→ SHORT TASK
Leaving the pictures aside, transcribe every line below exactly.

→ Stored data
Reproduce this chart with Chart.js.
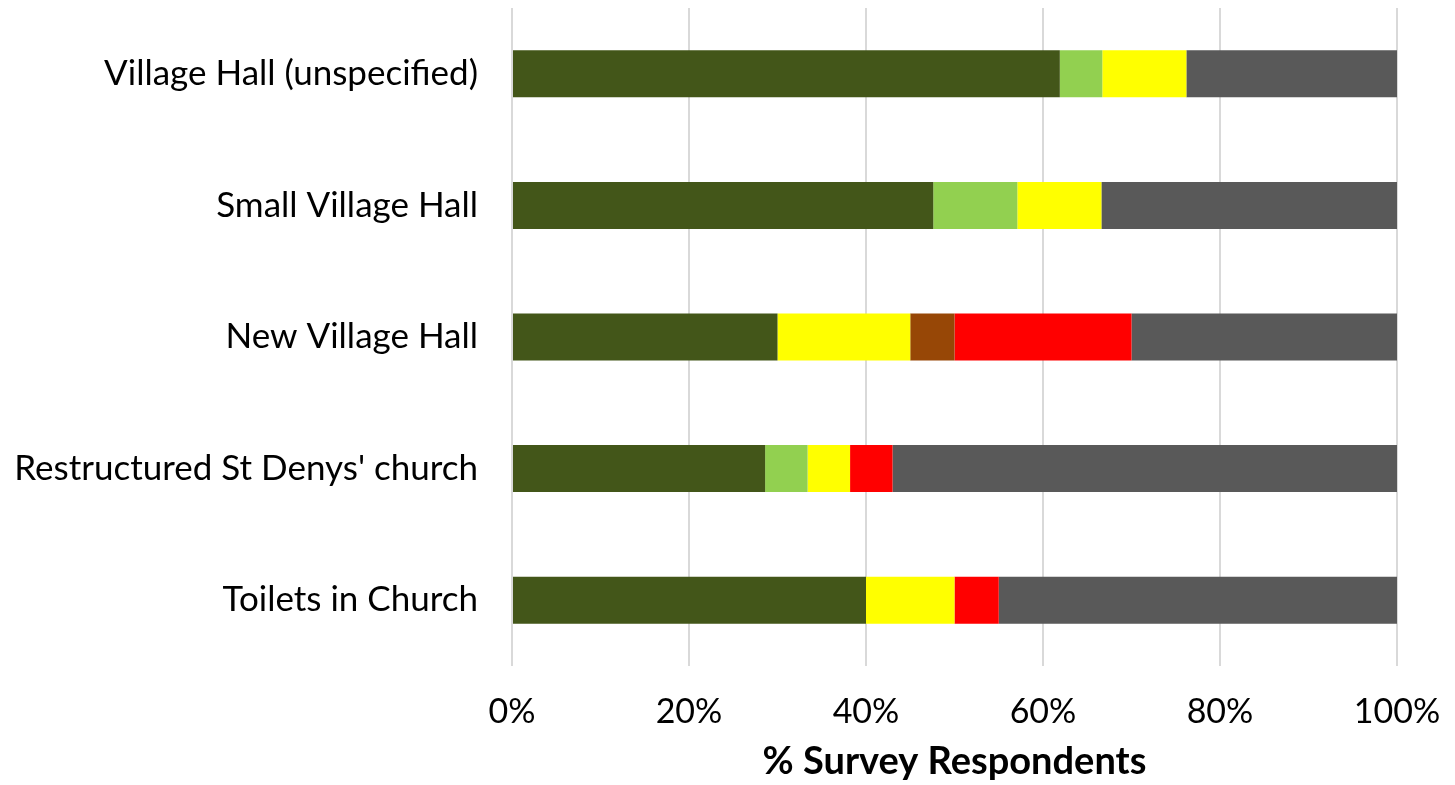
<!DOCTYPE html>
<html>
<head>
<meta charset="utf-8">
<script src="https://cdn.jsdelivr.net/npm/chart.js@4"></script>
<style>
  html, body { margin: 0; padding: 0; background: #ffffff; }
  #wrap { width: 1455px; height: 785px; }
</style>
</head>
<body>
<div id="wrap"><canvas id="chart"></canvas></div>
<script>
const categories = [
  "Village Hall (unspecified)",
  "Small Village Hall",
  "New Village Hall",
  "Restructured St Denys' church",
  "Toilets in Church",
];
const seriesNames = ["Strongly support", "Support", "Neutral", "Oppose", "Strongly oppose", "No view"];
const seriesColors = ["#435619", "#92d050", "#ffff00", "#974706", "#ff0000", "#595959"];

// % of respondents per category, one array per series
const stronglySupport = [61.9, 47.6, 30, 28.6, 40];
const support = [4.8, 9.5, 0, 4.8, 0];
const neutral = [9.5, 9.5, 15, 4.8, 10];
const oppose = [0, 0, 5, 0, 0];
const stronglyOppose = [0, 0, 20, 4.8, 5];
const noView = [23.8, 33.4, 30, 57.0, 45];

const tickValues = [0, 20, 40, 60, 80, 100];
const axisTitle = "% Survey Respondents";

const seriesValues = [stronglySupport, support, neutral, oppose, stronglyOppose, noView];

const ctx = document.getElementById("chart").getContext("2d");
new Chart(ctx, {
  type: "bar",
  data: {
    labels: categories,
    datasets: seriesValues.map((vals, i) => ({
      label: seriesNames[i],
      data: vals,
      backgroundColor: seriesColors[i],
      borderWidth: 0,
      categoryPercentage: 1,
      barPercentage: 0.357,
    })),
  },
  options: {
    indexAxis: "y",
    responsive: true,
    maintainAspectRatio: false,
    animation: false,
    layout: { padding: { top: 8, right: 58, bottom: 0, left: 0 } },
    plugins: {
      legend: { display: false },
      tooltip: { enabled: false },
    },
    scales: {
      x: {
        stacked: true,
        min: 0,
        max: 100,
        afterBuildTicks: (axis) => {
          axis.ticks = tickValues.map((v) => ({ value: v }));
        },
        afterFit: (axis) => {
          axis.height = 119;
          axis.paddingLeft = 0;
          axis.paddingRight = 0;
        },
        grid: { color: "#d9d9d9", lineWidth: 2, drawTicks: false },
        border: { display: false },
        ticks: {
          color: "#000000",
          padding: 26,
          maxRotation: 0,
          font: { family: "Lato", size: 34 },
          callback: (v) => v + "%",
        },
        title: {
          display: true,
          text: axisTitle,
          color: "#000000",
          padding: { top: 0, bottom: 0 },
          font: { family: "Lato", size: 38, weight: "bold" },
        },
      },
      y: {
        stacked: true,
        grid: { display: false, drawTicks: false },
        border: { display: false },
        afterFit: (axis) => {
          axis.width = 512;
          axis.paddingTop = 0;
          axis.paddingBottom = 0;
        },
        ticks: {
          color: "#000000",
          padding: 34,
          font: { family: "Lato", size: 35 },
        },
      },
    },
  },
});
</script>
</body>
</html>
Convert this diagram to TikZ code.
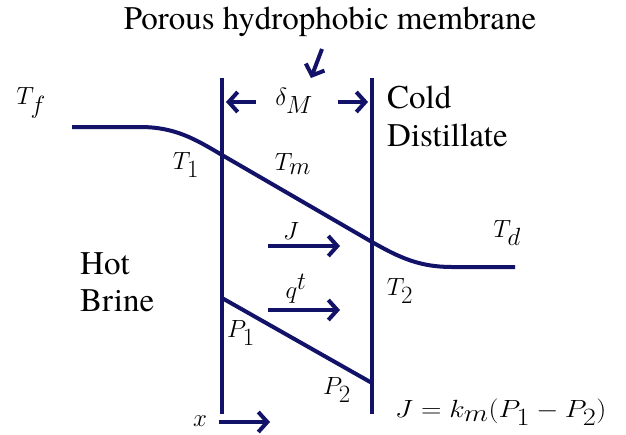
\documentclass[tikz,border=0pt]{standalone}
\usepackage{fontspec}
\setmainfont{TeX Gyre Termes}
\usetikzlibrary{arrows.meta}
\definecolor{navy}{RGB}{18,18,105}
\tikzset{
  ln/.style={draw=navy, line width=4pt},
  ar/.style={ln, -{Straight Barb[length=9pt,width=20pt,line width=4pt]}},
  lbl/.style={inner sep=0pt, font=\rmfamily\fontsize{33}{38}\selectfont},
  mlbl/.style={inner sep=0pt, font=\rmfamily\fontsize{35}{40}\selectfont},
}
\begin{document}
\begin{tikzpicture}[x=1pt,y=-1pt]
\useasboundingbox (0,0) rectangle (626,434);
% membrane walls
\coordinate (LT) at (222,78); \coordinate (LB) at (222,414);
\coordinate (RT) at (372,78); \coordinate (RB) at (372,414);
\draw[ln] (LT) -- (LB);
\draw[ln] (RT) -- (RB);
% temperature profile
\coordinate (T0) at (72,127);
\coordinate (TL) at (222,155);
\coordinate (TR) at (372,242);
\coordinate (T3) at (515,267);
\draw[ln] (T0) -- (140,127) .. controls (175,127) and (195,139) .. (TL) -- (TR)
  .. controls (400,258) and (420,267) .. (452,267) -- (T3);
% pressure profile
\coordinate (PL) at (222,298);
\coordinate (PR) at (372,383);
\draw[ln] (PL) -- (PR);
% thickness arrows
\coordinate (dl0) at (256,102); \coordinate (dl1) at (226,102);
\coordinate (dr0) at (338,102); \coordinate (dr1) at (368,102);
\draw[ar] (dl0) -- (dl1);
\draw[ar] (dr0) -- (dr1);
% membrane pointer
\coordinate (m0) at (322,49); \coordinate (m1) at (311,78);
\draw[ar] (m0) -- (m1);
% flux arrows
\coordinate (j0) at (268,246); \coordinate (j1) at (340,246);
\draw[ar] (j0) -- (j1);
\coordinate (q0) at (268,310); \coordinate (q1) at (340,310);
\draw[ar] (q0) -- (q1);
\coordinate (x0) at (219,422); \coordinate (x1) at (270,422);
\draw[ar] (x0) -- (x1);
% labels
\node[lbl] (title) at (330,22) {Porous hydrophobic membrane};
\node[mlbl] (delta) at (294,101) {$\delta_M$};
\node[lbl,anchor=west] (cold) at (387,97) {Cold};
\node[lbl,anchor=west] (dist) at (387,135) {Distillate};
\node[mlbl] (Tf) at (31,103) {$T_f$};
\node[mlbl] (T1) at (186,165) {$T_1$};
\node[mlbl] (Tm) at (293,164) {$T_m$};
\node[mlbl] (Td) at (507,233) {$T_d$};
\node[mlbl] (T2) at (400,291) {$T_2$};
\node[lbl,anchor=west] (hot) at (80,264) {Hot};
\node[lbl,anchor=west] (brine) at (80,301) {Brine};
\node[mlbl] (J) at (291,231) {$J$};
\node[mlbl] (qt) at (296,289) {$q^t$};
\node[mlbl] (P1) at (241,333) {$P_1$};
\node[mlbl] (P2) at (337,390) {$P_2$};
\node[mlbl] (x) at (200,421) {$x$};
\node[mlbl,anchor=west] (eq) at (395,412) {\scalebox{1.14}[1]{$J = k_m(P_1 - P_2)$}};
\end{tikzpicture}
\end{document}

→ EXPECTED OUTPUT
Reproduce this chart with Chart.js.
<!DOCTYPE html>
<html>
<head>
<meta charset="utf-8">
<script src="https://cdn.jsdelivr.net/npm/chart.js@4"></script>
<style>
  html, body { margin: 0; padding: 0; background: #ffffff; }
  #wrap { width: 1455px; height: 785px; }
</style>
</head>
<body>
<div id="wrap"><canvas id="chart"></canvas></div>
<script>
const categories = [
  "Village Hall (unspecified)",
  "Small Village Hall",
  "New Village Hall",
  "Restructured St Denys' church",
  "Toilets in Church",
];
const seriesNames = ["Strongly support", "Support", "Neutral", "Oppose", "Strongly oppose", "No view"];
const seriesColors = ["#435619", "#92d050", "#ffff00", "#974706", "#ff0000", "#595959"];

// % of respondents per category, one array per series
const stronglySupport = [61.9, 47.6, 30, 28.6, 40];
const support = [4.8, 9.5, 0, 4.8, 0];
const neutral = [9.5, 9.5, 15, 4.8, 10];
const oppose = [0, 0, 5, 0, 0];
const stronglyOppose = [0, 0, 20, 4.8, 5];
const noView = [23.8, 33.4, 30, 57.0, 45];

const tickValues = [0, 20, 40, 60, 80, 100];
const axisTitle = "% Survey Respondents";

const seriesValues = [stronglySupport, support, neutral, oppose, stronglyOppose, noView];

const ctx = document.getElementById("chart").getContext("2d");
new Chart(ctx, {
  type: "bar",
  data: {
    labels: categories,
    datasets: seriesValues.map((vals, i) => ({
      label: seriesNames[i],
      data: vals,
      backgroundColor: seriesColors[i],
      borderWidth: 0,
      categoryPercentage: 1,
      barPercentage: 0.357,
    })),
  },
  options: {
    indexAxis: "y",
    responsive: true,
    maintainAspectRatio: false,
    animation: false,
    layout: { padding: { top: 8, right: 58, bottom: 0, left: 0 } },
    plugins: {
      legend: { display: false },
      tooltip: { enabled: false },
    },
    scales: {
      x: {
        stacked: true,
        min: 0,
        max: 100,
        afterBuildTicks: (axis) => {
          axis.ticks = tickValues.map((v) => ({ value: v }));
        },
        afterFit: (axis) => {
          axis.height = 119;
          axis.paddingLeft = 0;
          axis.paddingRight = 0;
        },
        grid: { color: "#d9d9d9", lineWidth: 2, drawTicks: false },
        border: { display: false },
        ticks: {
          color: "#000000",
          padding: 26,
          maxRotation: 0,
          font: { family: "Lato", size: 34 },
          callback: (v) => v + "%",
        },
        title: {
          display: true,
          text: axisTitle,
          color: "#000000",
          padding: { top: 0, bottom: 0 },
          font: { family: "Lato", size: 38, weight: "bold" },
        },
      },
      y: {
        stacked: true,
        grid: { display: false, drawTicks: false },
        border: { display: false },
        afterFit: (axis) => {
          axis.width = 512;
          axis.paddingTop = 0;
          axis.paddingBottom = 0;
        },
        ticks: {
          color: "#000000",
          padding: 34,
          font: { family: "Lato", size: 35 },
        },
      },
    },
  },
});
</script>
</body>
</html>
Convert this diagram to TikZ code.
\documentclass[tikz,border=0pt]{standalone}
\usepackage{fontspec}
\setmainfont{TeX Gyre Termes}
\usetikzlibrary{arrows.meta}
\definecolor{navy}{RGB}{18,18,105}
\tikzset{
  ln/.style={draw=navy, line width=4pt},
  ar/.style={ln, -{Straight Barb[length=9pt,width=20pt,line width=4pt]}},
  lbl/.style={inner sep=0pt, font=\rmfamily\fontsize{33}{38}\selectfont},
  mlbl/.style={inner sep=0pt, font=\rmfamily\fontsize{35}{40}\selectfont},
}
\begin{document}
\begin{tikzpicture}[x=1pt,y=-1pt]
\useasboundingbox (0,0) rectangle (626,434);
% membrane walls
\coordinate (LT) at (222,78); \coordinate (LB) at (222,414);
\coordinate (RT) at (372,78); \coordinate (RB) at (372,414);
\draw[ln] (LT) -- (LB);
\draw[ln] (RT) -- (RB);
% temperature profile
\coordinate (T0) at (72,127);
\coordinate (TL) at (222,155);
\coordinate (TR) at (372,242);
\coordinate (T3) at (515,267);
\draw[ln] (T0) -- (140,127) .. controls (175,127) and (195,139) .. (TL) -- (TR)
  .. controls (400,258) and (420,267) .. (452,267) -- (T3);
% pressure profile
\coordinate (PL) at (222,298);
\coordinate (PR) at (372,383);
\draw[ln] (PL) -- (PR);
% thickness arrows
\coordinate (dl0) at (256,102); \coordinate (dl1) at (226,102);
\coordinate (dr0) at (338,102); \coordinate (dr1) at (368,102);
\draw[ar] (dl0) -- (dl1);
\draw[ar] (dr0) -- (dr1);
% membrane pointer
\coordinate (m0) at (322,49); \coordinate (m1) at (311,78);
\draw[ar] (m0) -- (m1);
% flux arrows
\coordinate (j0) at (268,246); \coordinate (j1) at (340,246);
\draw[ar] (j0) -- (j1);
\coordinate (q0) at (268,310); \coordinate (q1) at (340,310);
\draw[ar] (q0) -- (q1);
\coordinate (x0) at (219,422); \coordinate (x1) at (270,422);
\draw[ar] (x0) -- (x1);
% labels
\node[lbl] (title) at (330,22) {Porous hydrophobic membrane};
\node[mlbl] (delta) at (294,101) {$\delta_M$};
\node[lbl,anchor=west] (cold) at (387,97) {Cold};
\node[lbl,anchor=west] (dist) at (387,135) {Distillate};
\node[mlbl] (Tf) at (31,103) {$T_f$};
\node[mlbl] (T1) at (186,165) {$T_1$};
\node[mlbl] (Tm) at (293,164) {$T_m$};
\node[mlbl] (Td) at (507,233) {$T_d$};
\node[mlbl] (T2) at (400,291) {$T_2$};
\node[lbl,anchor=west] (hot) at (80,264) {Hot};
\node[lbl,anchor=west] (brine) at (80,301) {Brine};
\node[mlbl] (J) at (291,231) {$J$};
\node[mlbl] (qt) at (296,289) {$q^t$};
\node[mlbl] (P1) at (241,333) {$P_1$};
\node[mlbl] (P2) at (337,390) {$P_2$};
\node[mlbl] (x) at (200,421) {$x$};
\node[mlbl,anchor=west] (eq) at (395,412) {\scalebox{1.14}[1]{$J = k_m(P_1 - P_2)$}};
\end{tikzpicture}
\end{document}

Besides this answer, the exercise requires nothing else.